A minority of ‘ignorant’ secular liberals in the media is seeking to drive religion from the public sphere, says a leading composer.
Roman Catholic composer James MacMillan, who conducts the BBC Philharmonic orchestra, has urged religious people to resist “increasingly aggressive attempts to still their voices”.
He said that “campaigning atheists” were working harder to sideline religion because “they recognise that they are losing; the project to establish a narrow secular orthodoxy is failing”.
Mr MacMillan made his comments in a lecture celebrating the 30th anniversary of the Sandford St Martin Trust, which promotes radio and television programmes about religion.
He said that only a fifth of those working in television describe themselves as religious, compared with seven in ten members of the public.
“If this is the case with the TV industry, you can be sure it is the same for the metropolitan arts, cultural and media elites,” he said.
“These are people who speak only to themselves and have convinced each other that the rest of the country thinks just like them. They are wrong.”

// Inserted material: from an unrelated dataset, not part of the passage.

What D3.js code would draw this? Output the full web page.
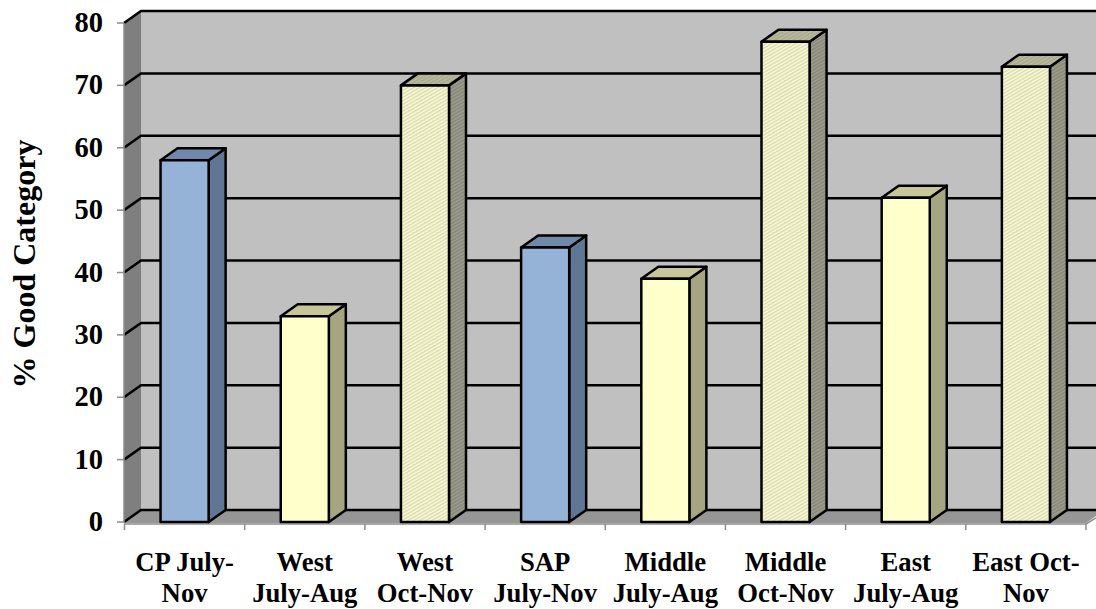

Urging religious people not to become silent in the public sphere, Mr MacMillan said: “A smug ignorance, a gross oversimplification and caricature that serves as an analytical understanding of religion, is the common intellectual currency.
“The bridge has to be built by Christians and others being firm in resisting increasingly aggressive attempts to still their voices.”
Mr MacMillan’s comments follow a number of recent exposures of the media’s anti-religious bias.
G P Taylor
Last month a Christian best-selling author said he was blacklisted by the BBC. G P Taylor says a BBC producer told him the publicly-funded broadcaster could not be “seen to be promoting Jesus”.
Stephen Glover
A few weeks earlier, newspaper columnist Stephen Glover accused the BBC of over-the-top coverage of the recent Large Hadron Collider experiment in Geneva.
He said: “The BBC represents a materialist, mechanistic consensus which has rejected God, and deludes itself that science is capable of providing a complete explanation of existence.”
David Blevins
At the beginning of September, Sky News reporter David Blevins revealed the media’s bias against Christians, describing the task for groups like The Christian Institute to gain fair coverage as “an uphill struggle”.
“It’s important to remember,” he said, “that what appears in the newspapers is not an objective summary of the significant things that happened yesterday but an ideological selection based on the prejudices, agendas and assumptions of a relatively small group of people.
“Their ideology could be loosely defined as ‘progress will one day meet our needs.’ So as with other forms of thought that deviate from that ideological view, evangelical Christianity is either dismissed out of hand or reported in a manner that serves to reinforce the ideology!”